Main project page updated with PCB timing diagram

Below is a label diagram of how the PCB is handling a read from the Amiga. (and partial theory of operation here too). As of 1/18/14, Schematics are coming.

pcb_timings_labeled

  1. There’s a falling edge of /RAS that occurs. At this moment, we latch the row address that’s on the multiplexed bus. All 9 nine pins.
  2. Next, we see the two /CASs drop. This indicates that it’s a WORD being read, instead of just a single BYTE. If it was a BYTE read, we’d see only a single /CAS drop. Yellow Line.
  3. Here we see the reaction of the glue logic detecting one of the /CAS’s dropped. It happens so fast, that my logic analyzer sees it as almost simultaneous(also Yellow Line). It happens in less than 3ns and is the propagation of a single NAND gate in a 74ACT00. It’s at that point that we latch the column address that’s on the bus. We must ensure that the time between (5) and (6) is enough, because the address bus needs to be fully settled from the propagation of the latch before we tell the SRAM to read. This is called the data setup time, and on the SRAM, the requirement happens to be 0ns. This means that as long as the bus is settled by the time that /CE is asserted to the SRAM, we are ok.
  4. Next, we check to see if /RAS was asserted at the same time, and if so, it’s GO TIME to command the SRAM to read. I purposely slow down the propagation of the combined P2 and P3 signals to make P4 by using slower logic (74LS instead of 74ACT). Purple Line.
  5. The bus settles by the time we get to the Green line.
  6. /CE is asserted, and the SRAM will be performing the read operation, and placing the results on the Amiga’s 16-bit databus. The 373′s within the Amiga will latch this data, and forward it to the 68000. Brown Found line.

Some notable things, as you can see in the measurement markers M1, M2, and M3 at the top of the image.

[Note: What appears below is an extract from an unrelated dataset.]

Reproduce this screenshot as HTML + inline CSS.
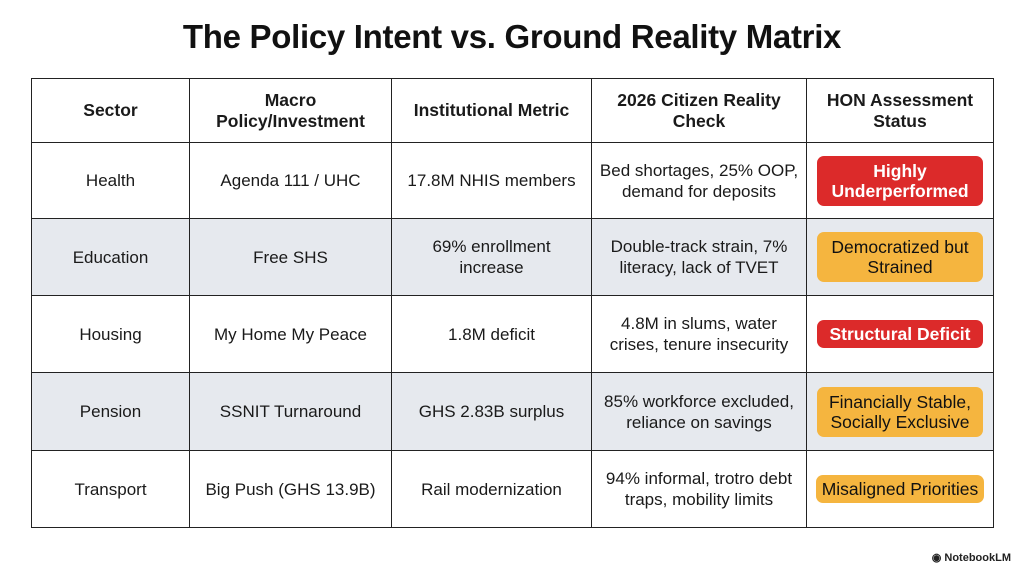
<!DOCTYPE html>
<html><head><style>
body{margin:0;width:1024px;height:571px;background:#fff;font-family:"Liberation Sans",sans-serif;position:relative;overflow:hidden}
h1{position:absolute;left:0;width:1024px;top:18px;margin:0;text-align:center;font-size:33px;font-weight:bold;color:#111;letter-spacing:-0.3px}
table{position:absolute;left:31px;top:78px;border-collapse:collapse;width:962px;height:450px;table-layout:fixed}
td,th{border:1.5px solid #222;text-align:center;vertical-align:middle;font-size:17px;color:#1a1a1a;line-height:21px;padding:0 2px;white-space:nowrap}
th{font-weight:bold;font-size:17.5px;height:63px}
tr.g td{background:#e6e9ee}
.b{display:block;margin:0 auto;border-radius:7px;width:166px;box-sizing:border-box;font-size:17.5px;line-height:20px}
.r{background:#dc2a2a;color:#fff;font-weight:bold}
.o{background:#f5b53f;color:#111}
.lm{position:absolute;right:13px;top:551px;font-size:11px;color:#222;font-weight:bold}
</style></head><body>
<h1>The Policy Intent vs. Ground Reality Matrix</h1>
<table>
<colgroup><col style="width:158px"><col style="width:202px"><col style="width:200px"><col style="width:215px"><col style="width:187px"></colgroup>
<tr><th>Sector</th><th>Macro<br>Policy/Investment</th><th>Institutional Metric</th><th>2026 Citizen Reality<br>Check</th><th>HON Assessment<br>Status</th></tr>
<tr style="height:76px"><td>Health</td><td>Agenda 111 / UHC</td><td>17.8M NHIS members</td><td>Bed shortages, 25% OOP,<br>demand for deposits</td><td><span class="b r" style="padding:5px 0">Highly<br>Underperformed</span></td></tr>
<tr class="g" style="height:77px"><td>Education</td><td>Free SHS</td><td>69% enrollment<br>increase</td><td>Double-track strain, 7%<br>literacy, lack of TVET</td><td><span class="b o" style="padding:5px 0">Democratized but<br>Strained</span></td></tr>
<tr style="height:77px"><td>Housing</td><td>My Home My Peace</td><td>1.8M deficit</td><td>4.8M in slums, water<br>crises, tenure insecurity</td><td><span class="b r" style="padding:4px 0">Structural Deficit</span></td></tr>
<tr class="g" style="height:78px"><td>Pension</td><td>SSNIT Turnaround</td><td>GHS 2.83B surplus</td><td>85% workforce excluded,<br>reliance on savings</td><td><span class="b o" style="padding:5px 0">Financially Stable,<br>Socially Exclusive</span></td></tr>
<tr style="height:77px"><td>Transport</td><td>Big Push (GHS 13.9B)</td><td>Rail modernization</td><td>94% informal, trotro debt<br>traps, mobility limits</td><td><span class="b o" style="padding:4px 0;width:168px">Misaligned Priorities</span></td></tr>
</table>
<div class="lm">◉ NotebookLM</div>
</body></html>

  • Our access time from the falling edge of CAS to actually delivering the data is about 21ns. This is pretty impressive, I think. The original dram chips on the Rev5 motherboard and the Rev5 A501 are 120ns. Smokin’. :)
  • While I said that the time between (5) and (6) has to be enough, which is true, this also implies that there’s enough time between (3) and (6) for the latch to propagate.
  • This diagram covers the OUTPUT of the latches, so at no time (on this diagram) do we actually see the multiplexed bus.
  • The timing margin and the “key spec” for this PCB is between (5) and (6), and we have plenty of time: around 9 or 10ns. I took a ton of measurements, and they all fall between 9ns on the short side with 12ns-15ns being typical. This clearly meets the required 0ns data setup time on the SRAM chip.
  • Every other timing requirement is CLEARLY and EASILY met.